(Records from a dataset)
-*-

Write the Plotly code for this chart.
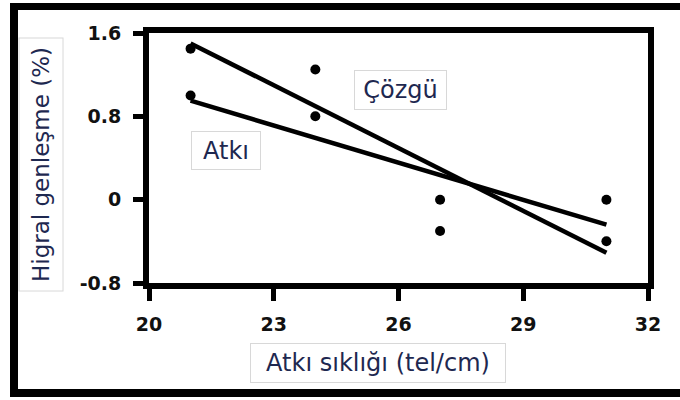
import plotly.graph_objects as go

# ---- data ----
x_vals = [21, 24, 27, 31]
cozgu_vals = [1.45, 1.25, -0.30, -0.40]
atki_vals = [1.00, 0.80, 0.00, 0.00]
trend_x = [21, 31]
cozgu_trend = [1.50, -0.51]
atki_trend = [0.95, -0.24]
x_ticks = [20, 23, 26, 29, 32]
y_ticks = [-0.8, 0, 0.8, 1.6]
y_tick_labels = ["-0.8", "0", "0.8", "1.6"]
x_title = "Atkı sıklığı (tel/cm)"
y_title = "Higral genleşme (%)"
series_names = ["Çözgü", "Atkı"]

# ---- layout geometry ----
FW, FH = 680, 400
L, R, T, B = 149, 32, 33, 117
PW, PH = FW - L - R, FH - T - B


def px(xp):
    return (xp - L) / PW


def py(yp):
    return (FH - B - yp) / PH


TXT = "#1e2850"
FONT = "DejaVu Sans"

fig = go.Figure()
fig.add_trace(go.Scatter(x=trend_x, y=cozgu_trend, mode="lines",
                         line=dict(color="black", width=4.5), showlegend=False))
fig.add_trace(go.Scatter(x=trend_x, y=atki_trend, mode="lines",
                         line=dict(color="black", width=4.5), showlegend=False))
fig.add_trace(go.Scatter(x=x_vals, y=cozgu_vals, mode="markers",
                         marker=dict(color="black", size=10), name=series_names[0],
                         showlegend=False))
fig.add_trace(go.Scatter(x=x_vals, y=atki_vals, mode="markers",
                         marker=dict(color="black", size=10), name=series_names[1],
                         showlegend=False))

axis_common = dict(showgrid=False, zeroline=False, showline=True, linecolor="black",
                   linewidth=6, mirror=True, ticks="outside", tickcolor="black",
                   tickwidth=5,
                   tickfont=dict(family=FONT, size=19, color="#111111", weight="bold"))

fig.update_xaxes(range=[20, 32], tickvals=x_ticks, ticklen=12,
                 ticklabelstandoff=7, **axis_common)
fig.update_yaxes(range=[-0.8, 1.6], tickvals=y_ticks, ticktext=y_tick_labels,
                 ticklen=10, ticklabelstandoff=8, **axis_common)

annotations = [
    dict(text=x_title, x=px(378), y=py(363), width=252, height=36),
    dict(text=y_title, x=px(40.5), y=py(165), width=250, height=41, textangle=-90),
    dict(text=series_names[1], x=px(226), y=py(150.5), width=66, height=35),
    dict(text=series_names[0], x=px(400.5), y=py(90), width=89, height=36),
]
for a in annotations:
    a.update(xref="paper", yref="paper", xanchor="center", yanchor="middle",
             showarrow=False, bgcolor="white", bordercolor="#d8d8d8",
             borderwidth=1, borderpad=1,
             font=dict(family=FONT, size=24, color=TXT))
    if "textangle" in a:
        a["font"]["size"] = 23

shapes = [
    dict(type="line", x0=px(14), x1=px(14), y0=py(6.5), y1=py(393), line_width=8),
    dict(type="line", x0=px(10), x1=px(700), y0=py(6.5), y1=py(6.5), line_width=7),
    dict(type="line", x0=px(10), x1=px(700), y0=py(393), y1=py(393), line_width=8),
]
for s in shapes:
    s.update(xref="paper", yref="paper", line_color="black")

fig.update_layout(width=FW, height=FH, margin=dict(l=L, r=R, t=T, b=B),
                  paper_bgcolor="white", plot_bgcolor="white",
                  annotations=annotations, shapes=shapes, showlegend=False)

fig.write_html("out.html")
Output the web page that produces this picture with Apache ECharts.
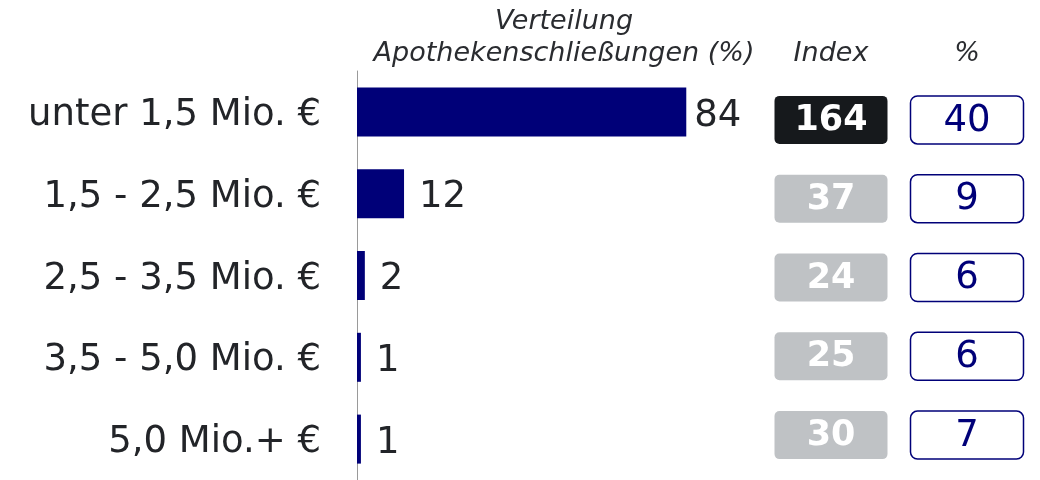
<!DOCTYPE html>
<html><head><meta charset="utf-8">
<script src="https://cdn.jsdelivr.net/npm/echarts@6/dist/echarts.min.js"></script>
<style>html,body{margin:0;padding:0;background:#fff}#c{width:1040px;height:480px}</style>
</head><body><div id="c"></div>
<script>
const categories = ['unter 1,5 Mio. €', '1,5 - 2,5 Mio. €', '2,5 - 3,5 Mio. €', '3,5 - 5,0 Mio. €', '5,0 Mio.+ €'];
const verteilung = [84, 12, 2, 1, 1];
const indexValues = [164, 37, 24, 25, 30];
const pctValues = [40, 9, 6, 6, 7];
const titleBar = 'Verteilung\nApothekenschließungen (%)';
const titleIndex = 'Index';
const titlePct = '%';

const FONT = 'DejaVu Sans';
const TXT = '#222428';
const NAVY = '#000078';

function boxSeries(name, gridIdx, values, styleFn) {
  return {
    type: 'custom', name: name, xAxisIndex: gridIdx, yAxisIndex: gridIdx,
    data: values.map((v, i) => [i, v]),
    renderItem: function (params, api) {
      const i = api.value(0);
      const cy = api.coord([0, i])[1];
      const cs = params.coordSys;
      const h = 48;
      const s = styleFn(i, api.value(1));
      return {
        type: 'group',
        children: [{
          type: 'rect',
          shape: { x: cs.x + 0.5, y: cy - h / 2, width: cs.width - 1, height: h, r: s.r },
          style: { fill: s.fill, stroke: s.stroke, lineWidth: s.lw }
        }, {
          type: 'text',
          x: cs.x + cs.width / 2, y: cy + 1,
          style: { text: String(api.value(1)), fill: s.color, font: s.font, align: 'center', verticalAlign: 'middle' }
        }]
      };
    }
  };
}

const titleStyle = { fontFamily: FONT, fontStyle: 'italic', fontWeight: 'normal', fontSize: 27, color: '#2a2c30', lineHeight: 32, align: 'center' };

const chart = echarts.init(document.getElementById('c'));
chart.setOption({
  animation: false,
  backgroundColor: '#fff',
  title: [
    { text: titleBar, left: 564, top: 6, textAlign: 'center', padding: 0, textStyle: titleStyle },
    { text: titleIndex, left: 831, top: 38, textAlign: 'center', padding: 0, textStyle: titleStyle },
    { text: titlePct, left: 967, top: 38, textAlign: 'center', padding: 0, textStyle: titleStyle }
  ],
  grid: [
    { left: 357, top: 71, width: 392, height: 417 },
    { left: 774, top: 80.5, width: 114, height: 394 },
    { left: 910, top: 80.5, width: 114, height: 394 }
  ],
  xAxis: [
    { gridIndex: 0, type: 'value', min: 0, max: 100, show: false },
    { gridIndex: 1, type: 'value', min: 0, max: 1, show: false },
    { gridIndex: 2, type: 'value', min: 0, max: 1, show: false }
  ],
  yAxis: [
    { gridIndex: 0, type: 'category', data: categories, inverse: true,
      axisLine: { show: true, lineStyle: { color: '#9a9a9a', width: 1 } },
      axisTick: { show: false },
      axisLabel: { margin: 36, color: TXT, verticalAlign: 'middle',
        formatter: (v) => '{c|' + v + '}',
        rich: { c: { fontFamily: FONT, fontSize: 37, color: TXT, padding: [7, 0, 0, 0] } } } },
    { gridIndex: 1, type: 'category', data: categories, inverse: true, show: false },
    { gridIndex: 2, type: 'category', data: categories, inverse: true, show: false }
  ],
  series: [
    { type: 'bar', xAxisIndex: 0, yAxisIndex: 0, barWidth: 49,
      data: verteilung.map((v, i) => i === 0 ? { value: v, label: { distance: 8 } } : v),
      itemStyle: { color: NAVY },
      label: { show: true, position: 'right', distance: 15, offset: [0, 4], fontFamily: FONT, fontSize: 37, color: TXT } },
    boxSeries('Index', 1, indexValues, (i) => ({
      fill: i === 0 ? '#16191c' : '#bfc2c5', stroke: null, lw: 0, r: 5,
      color: '#ffffff', font: 'bold 35px "DejaVu Sans"'
    })),
    boxSeries('%', 2, pctValues, () => ({
      fill: '#ffffff', stroke: NAVY, lw: 1.5, r: 7,
      color: NAVY, font: '37px "DejaVu Sans"'
    }))
  ]
});
</script></body></html>
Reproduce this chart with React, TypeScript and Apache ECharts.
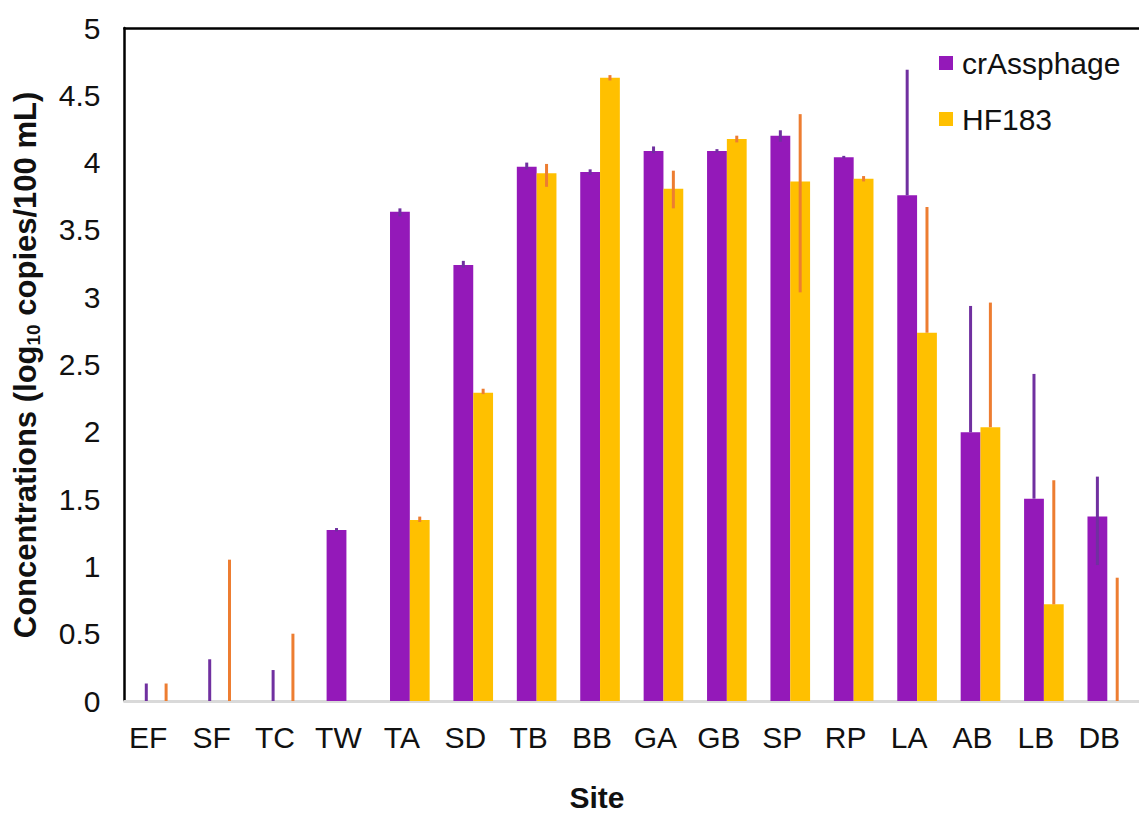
import React, { useEffect, useRef } from "react";
import * as echarts from "echarts";

const sites = ["EF", "SF", "TC", "TW", "TA", "SD", "TB", "BB", "GA", "GB", "SP", "RP", "LA", "AB", "LB", "DB"];
const crAssphage = [0, 0, 0, 1.27, 3.635, 3.24, 3.97, 3.93, 4.086, 4.086, 4.2, 4.04, 3.757, 1.996, 1.503, 1.37];
const hf183 = [0, 0, 0, 0, 1.345, 2.29, 3.92, 4.63, 3.806, 4.175, 3.86, 3.88, 2.736, 2.034, 0.718, 0];
const crLow = [0, 0, 0, 1.26, 3.6, 3.22, 3.95, 3.91, 4.07, 4.075, 4.155, 4.03, 3.757, 1.996, 1.503, 1.01];
const crHigh = [0.13, 0.31, 0.23, 1.285, 3.66, 3.27, 4.0, 3.95, 4.12, 4.1, 4.24, 4.05, 4.69, 2.935, 2.43, 1.667];
const hfLow = [0, 0, 0, null, 1.33, 2.28, 3.82, 4.61, 3.66, 4.15, 3.036, 3.86, 2.736, 2.034, 0.718, 0];
const hfHigh = [0.13, 1.05, 0.5, null, 1.37, 2.32, 3.99, 4.65, 3.94, 4.2, 4.36, 3.9, 3.67, 2.96, 1.64, 0.916];
const yTicks = { min: 0, max: 5, interval: 0.5 };

const PURPLE = "#9419B9";
const GOLD = "#FFC000";
const PURPLE_ERR = "#7030A0";
const ORANGE_ERR = "#ED7D31";
const CAT_GAP = 0.375;

function errData(lo: (number | null)[], hi: (number | null)[]) {
  const out: number[][] = [];
  lo.forEach((l, i) => {
    const h = hi[i];
    if (l !== null && h !== null) out.push([i, l, h]);
  });
  return out;
}

function errSeries(name: string, lo: (number | null)[], hi: (number | null)[], sign: number, color: string) {
  return {
    type: "custom",
    name,
    z: 5,
    data: errData(lo, hi),
    encode: { x: 0, y: [1, 2] },
    renderItem: (params: any, api: any) => {
      const idx = api.value(0);
      const top = api.coord([idx, api.value(2)]);
      const bot = api.coord([idx, api.value(1)]);
      const band = api.size([1, 0])[0];
      const bw = (band * (1 - CAT_GAP)) / 2;
      const x = top[0] + (sign * bw) / 2;
      return {
        type: "line",
        shape: { x1: x, y1: top[1], x2: x, y2: bot[1] },
        style: { stroke: color, lineWidth: 3 },
      };
    },
  };
}

export default function App() {
  const ref = useRef<HTMLDivElement>(null);
  useEffect(() => {
    if (!ref.current) return;
    const chart = echarts.init(ref.current, null, { renderer: "svg" });
    const font = "'Liberation Sans', Arial, sans-serif";
    chart.setOption({
      animation: false,
      textStyle: { fontFamily: font },
      grid: { left: 124.5, right: -10, top: 28, bottom: 113, containLabel: false },
      legend: {
        data: ["crAssphage", "HF183"],
        orient: "vertical",
        left: 939,
        top: 48,
        padding: 0,
        itemWidth: 14,
        itemHeight: 14,
        itemGap: 26,
        icon: "rect",
        textStyle: { fontSize: 30, color: "#111", fontFamily: font, padding: [0, 0, 0, 4] },
      },
      xAxis: [
        {
          type: "category",
          data: sites,
          position: "bottom",
          axisLine: { lineStyle: { color: "#D9D9D9", width: 3 } },
          axisTick: { show: false },
          axisLabel: { fontSize: 30, color: "#111", margin: 21, fontFamily: font, padding: [0, 16, 0, 0] },
        },
        {
          type: "category",
          data: sites,
          position: "top",
          axisLine: { lineStyle: { color: "#000", width: 2.5 } },
          axisTick: { show: false },
          axisLabel: { show: false },
        },
      ],
      yAxis: {
        type: "value",
        min: yTicks.min,
        max: yTicks.max,
        interval: yTicks.interval,
        axisLine: { show: true, lineStyle: { color: "#000", width: 2.5 } },
        axisTick: { show: false },
        splitLine: { show: false },
        axisLabel: { fontSize: 30, color: "#111", margin: 24, fontFamily: font },
      },
      graphic: [
        {
          type: "text",
          x: 25,
          y: 365,
          rotation: Math.PI / 2,
          style: {
            text: "{b|Concentrations (log}{s|10}{b| copies/100 mL)}",
            align: "center",
            verticalAlign: "middle",
            rich: {
              b: { fontSize: 31, fontWeight: "bold", fill: "#111", fontFamily: font, lineHeight: 36 },
              s: { fontSize: 19, fontWeight: "bold", fill: "#111", fontFamily: font, lineHeight: 19, verticalAlign: "bottom" },
            },
          },
        },
        {
          type: "text",
          x: 597,
          y: 797,
          style: {
            text: "Site",
            fontSize: 30,
            fontWeight: "bold",
            fill: "#111",
            fontFamily: font,
            align: "center",
            verticalAlign: "middle",
          },
        },
      ],
      series: [
        {
          name: "crAssphage",
          type: "bar",
          data: crAssphage,
          itemStyle: { color: PURPLE },
          barGap: "0%",
          barCategoryGap: CAT_GAP * 100 + "%",
        },
        {
          name: "HF183",
          type: "bar",
          data: hf183,
          itemStyle: { color: GOLD },
          barGap: "0%",
          barCategoryGap: CAT_GAP * 100 + "%",
        },
        errSeries("crErr", crLow, crHigh, -1, PURPLE_ERR),
        errSeries("hfErr", hfLow, hfHigh, 1, ORANGE_ERR),
      ],
    });
    return () => chart.dispose();
  }, []);
  return <div ref={ref} style={{ position: "absolute", left: 0, top: 0, width: 1139, height: 814 }} />;
}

-*-

**WRITTEN EXERCISE:** What is the number of lines in the records above that include the word "React"? Reply with that number and nothing more.

**FINAL RESULT:** 2